One of the beauties of the holiday season is the combination of Christmas-y and secular concerts. Granted, some radio stations have been playing carols since Halloween (it seems), but, hey, the FCC doesn’t require you to listen to it. And for the discerning listener, there is plenty of live music to choose from, traditional and otherwise, to make the season bright. So get out there and roast some dang chestnuts.
• December 4, High Point Theatre: Some years back I wrote a column on the five best voices in country music, those who were so operatic and polished that it was almost demeaning to call them “country.” Coming in at No. 2 was John Berry. He does a Christmas tour each year, which, come to think of it, is not country at all. You will walk away with goosebumps.
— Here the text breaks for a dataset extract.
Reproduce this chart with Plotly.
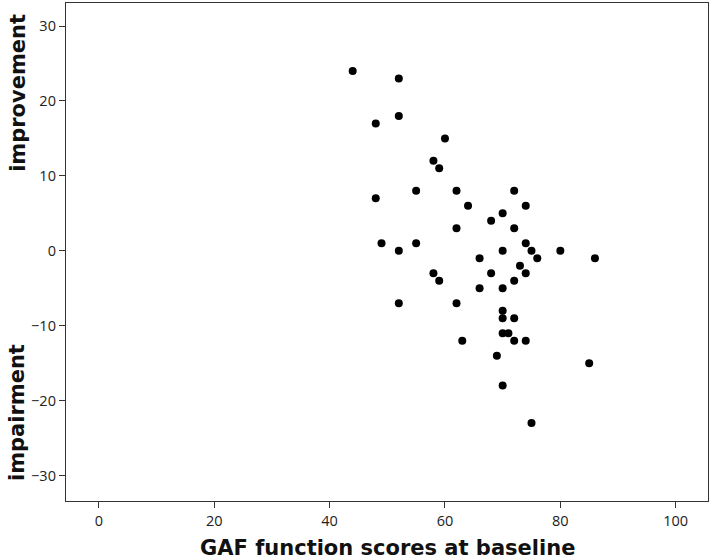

• December 7, Blind Tiger: Greensboro may rightfully claim two of the finest blues guitarists on the planet, ever since Eric Gales met a local girl and moved here (the other being Bob Margolin). But, just as with John Berry, Gales is hardly confined to a specific genre. In fact, there are those who question whether he is actually from this planet. He does stuff that’s otherworldly — upside-down and left-handed.
• December 9, Greensboro Coliseum: While most national touring acts shut it down for much of December, that’s when the Trans-Siberian Orchestra cranks it up. Their holiday show is so in-demand, there are actually two ensembles. Seriously. If you’ve never seen them, they will make you look at Christmas music in a whole different way.
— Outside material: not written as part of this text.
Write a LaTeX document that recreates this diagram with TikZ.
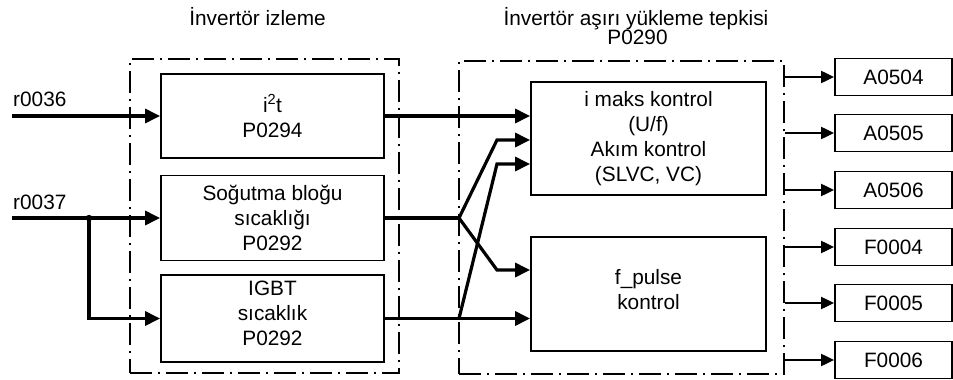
\documentclass[tikz,border=0pt]{standalone}
\usepackage{fontspec}
\setmainfont{Liberation Sans}
\usetikzlibrary{arrows.meta,calc}

\tikzset{
  txt/.style={font=\fontsize{20.8}{25}\selectfont, align=center, inner sep=0pt},
  blockbox/.style={txt, draw, line width=1.8pt},
  outbox/.style={txt, draw, line width=1.8pt, minimum width=117pt, minimum height=37pt},
  frame/.style={draw, line width=1.6pt, dash pattern=on 22pt off 6pt on 2pt off 6pt},
  sig/.style={line width=3.2pt, -{Triangle[length=15pt,width=14pt]}},
  sigline/.style={line width=3.2pt},
  outsig/.style={line width=2pt, -{Triangle[length=13pt,width=12pt]}},
}

\begin{document}
\begin{tikzpicture}[x=1pt,y=-1pt]
  \useasboundingbox (0,0) rectangle (953,380);

  % group frames
  \node[frame, minimum width=269pt, minimum height=314pt, inner sep=0pt] (mon) at (264.5,216) {};
  \node[frame, minimum width=325pt, minimum height=313pt, inner sep=0pt] (react) at (621.5,217.5) {};

  % titles
  \node[txt, anchor=base] (t1) at (257.5,25) {İnvertör izleme};
  \node[txt, anchor=base] (t2) at (636,25) {İnvertör aşırı yükleme tepkisi};
  \node[txt, anchor=base] (t3) at (637.5,44) {P0290};

  % monitoring blocks
  \node[blockbox, minimum width=223pt, minimum height=84pt] (i2t) at (272.5,116) {i\textsuperscript{2}t\\P0294};
  \node[blockbox, minimum width=223pt, minimum height=85pt] (sog) at (272.5,218) {Soğutma bloğu\\sıcaklığı\\P0292};
  \node[blockbox, minimum width=223pt, minimum height=87pt] (igbt) at (272.5,318.5) {IGBT\\sıcaklık\\P0292\\[-15pt]};

  % reaction blocks
  \node[blockbox, minimum width=235pt, minimum height=113pt] (imaks) at (648.5,138.5) {i maks kontrol\\(U/f)\\Akım kontrol\\(SLVC, VC)};
  \node[blockbox, minimum width=235pt, minimum height=114pt] (fpulse) at (648.5,294) {f\_pulse\\kontrol\\[-15pt]};

  % alarm / fault outputs
  \node[outbox] (a4) at (893.5,77) {A0504};
  \node[outbox] (a5) at (893.5,133) {A0505};
  \node[outbox] (a6) at (893.5,190) {A0506};
  \node[outbox] (f4) at (893.5,247) {F0004};
  \node[outbox] (f5) at (893.5,303) {F0005};
  \node[outbox] (f6) at (893.5,360) {F0006};

  % inputs
  \coordinate (in36) at (12,116);
  \coordinate (in37) at (12,218);
  \coordinate (j37) at (89,218);
  \node[txt, anchor=base west] (l36) at (13,106) {r0036};
  \node[txt, anchor=base west] (l37) at (13,209) {r0037};

  \draw[sig] (in36) -- (i2t.west);
  \draw[sig] (in37) -- (sog.west);
  \draw[sig] (j37) |- (igbt.west);
  \fill (j37) circle (3.2pt);

  % monitoring -> reaction
  \coordinate (bs) at (459,218);
  \coordinate (bi) at (459,318.5);
  \coordinate (ks1) at (497,140);
  \coordinate (ks2) at (497,270);
  \coordinate (ki) at (497,164);

  \draw[sig] (i2t.east) -- (imaks.west |- i2t.east);
  \draw[sigline] (sog.east) -- (bs);
  \draw[sig] (bs) -- (ks1) -- (imaks.west |- ks1);
  \draw[sig] (bs) -- (ks2) -- (fpulse.west |- ks2);
  \draw[sig] (igbt.east) -- (fpulse.west |- igbt.east);
  \draw[sig] (bi) -- (ki) -- (imaks.west |- ki);

  % reaction outputs
  \foreach \o in {a4,a5,a6,f4,f5,f6}
    \draw[outsig] (react.east |- \o.west) -- (\o.west);
\end{tikzpicture}
\end{document}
• December 11, Ramkat: Could it have really been 20 years since Lucinda Williams set the alt.country world on fire with Car Wheels on a Gravel Road? Apparently so, since she’s doing a 20th anniversary tour behind it. After all these years that CD is still in regular rotation in my life, just as clever and fresh as it was in 1998. Can’t wait to see her again live.
• December 31, Westover Church: I’ve loved Dixieland jazz since grade school, and there weren’t then and aren’t now any finer purveyors of the style than the Dukes of Dixieland. Sending you to a show in a church may be a first, but you’re gonna have to just get over it. See you there.